Per Oskar Lithell, chief executive of Piezo motor, claimed that it overcomes many of the traditional problems of linear motors in small precision applications.

Traditionally, a linear motor uses a screwing mechanism to transfer a rotating motion into a linear one. This requires gears and clutches and takes up space.

The advantage of Piezo Legs is that it operates without any mechanical transmission elements and is therefore far less prone to wear and tear

The motor’s exceptionally accuracy is due to the fact that the size of the steps the motor takes – typically no bigger than a couple of micrometers – can be controlled in the nanometer range.

An impressive turn of speed is another of Piezo Legs’ characteristics. At its lowest setting, a drive rod can apparently take an hour to move 0.7mm (motion that is invisible to the naked eye) while at its fastest, and taking up to 10,000 steps per second, the rod will move at 20mm/s with a force of 8N.

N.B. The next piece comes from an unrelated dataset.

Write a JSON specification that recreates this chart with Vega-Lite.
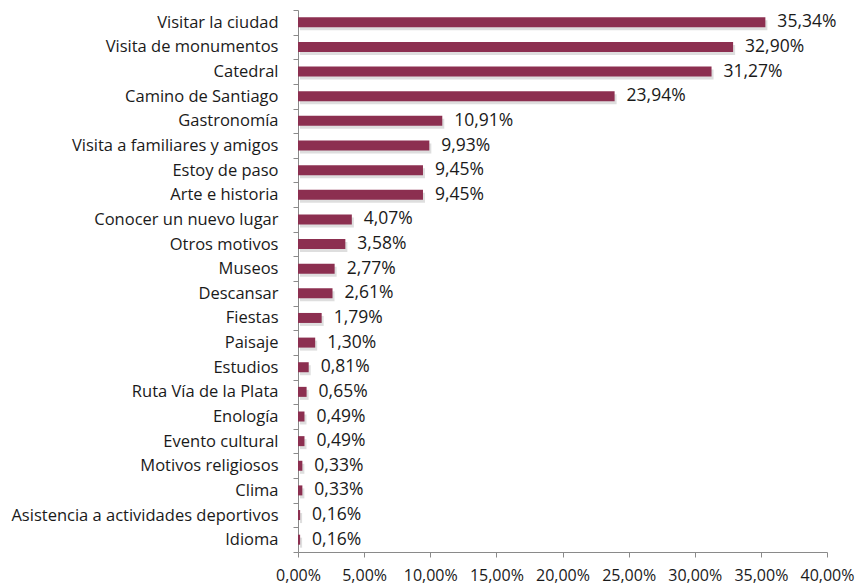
{
  "$schema": "https://vega.github.io/schema/vega-lite/v6.json",
  "width": 529,
  "height": 542,
  "autosize": "none",
  "padding": {"left": 298, "top": 10, "right": 32, "bottom": 33},
  "background": "white",
  "config": {
    "locale": {"number": {"decimal": ",", "thousands": ".", "grouping": [3], "currency": ["", " €"]}},
    "view": {"stroke": null},
    "font": "Open Sans"
  },
  "data": {
    "values": [
      {"motivo": "Visitar la ciudad", "valor": 0.3534},
      {"motivo": "Visita de monumentos", "valor": 0.3290},
      {"motivo": "Catedral", "valor": 0.3127},
      {"motivo": "Camino de Santiago", "valor": 0.2394},
      {"motivo": "Gastronomía", "valor": 0.1091},
      {"motivo": "Visita a familiares y amigos", "valor": 0.0993},
      {"motivo": "Estoy de paso", "valor": 0.0945},
      {"motivo": "Arte e historia", "valor": 0.0945},
      {"motivo": "Conocer un nuevo lugar", "valor": 0.0407},
      {"motivo": "Otros motivos", "valor": 0.0358},
      {"motivo": "Museos", "valor": 0.0277},
      {"motivo": "Descansar", "valor": 0.0261},
      {"motivo": "Fiestas", "valor": 0.0179},
      {"motivo": "Paisaje", "valor": 0.0130},
      {"motivo": "Estudios", "valor": 0.0081},
      {"motivo": "Ruta Vía de la Plata", "valor": 0.0065},
      {"motivo": "Enología", "valor": 0.0049},
      {"motivo": "Evento cultural", "valor": 0.0049},
      {"motivo": "Motivos religiosos", "valor": 0.0033},
      {"motivo": "Clima", "valor": 0.0033},
      {"motivo": "Asistencia a actividades deportivos", "valor": 0.0016},
      {"motivo": "Idioma", "valor": 0.0016}
    ]
  },
  "encoding": {
    "y": {
      "field": "motivo",
      "type": "nominal",
      "sort": null,
      "title": null,
      "scale": {"paddingInner": 0, "paddingOuter": 0},
      "axis": {
        "domainColor": "#8a8a8a",
        "tickColor": "#8a8a8a",
        "tickSize": 5,
        "tickBand": "extent",
        "labelFontSize": 16.5,
        "labelColor": "#1a1a1a",
        "labelPadding": 15,
        "labelLimit": 300,
        "labelFont": "Open Sans"
      }
    },
    "x": {
      "field": "valor",
      "type": "quantitative",
      "title": null,
      "scale": {"domain": [0, 0.4], "nice": false},
      "axis": {
        "format": ".2%",
        "values": [0, 0.05, 0.1, 0.15, 0.2, 0.25, 0.3, 0.35, 0.4],
        "labelOverlap": false,
        "labelBound": false,
        "labelFlush": false,
        "grid": false,
        "domainColor": "#8a8a8a",
        "tickColor": "#8a8a8a",
        "tickSize": 5,
        "labelFontSize": 16,
        "labelColor": "#1a1a1a",
        "labelPadding": 10,
        "labelFont": "Open Sans"
      }
    }
  },
  "layer": [
    {
      "mark": {"type": "bar", "size": 10, "color": "#c8c8c8", "opacity": 0.6, "xOffset": 2, "yOffset": 3}
    },
    {
      "mark": {"type": "bar", "size": 10, "color": "#8c2f50"}
    },
    {
      "mark": {"type": "text", "align": "left", "baseline": "middle", "dx": 12, "fontSize": 17.5, "color": "#1a1a1a", "font": "Open Sans"},
      "encoding": {"text": {"field": "valor", "type": "quantitative", "format": ".2%"}}
    }
  ]
}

Available in the UK from London-based engineering company Unimatic, the motor is likely to end up in a variety of precision industries. Ericsson has tested the technology on industrial splicing units – small robotic devices that splice fibreoptic cables together, and the motor is currently being looked at by a number of US and Swedish multinationals.

Because applications are in specialised, precision areas, and thanks partly to the ease with which the device can be manufactured, Piezo motor said that it plans to build tailormade motors rather than off the shelf products.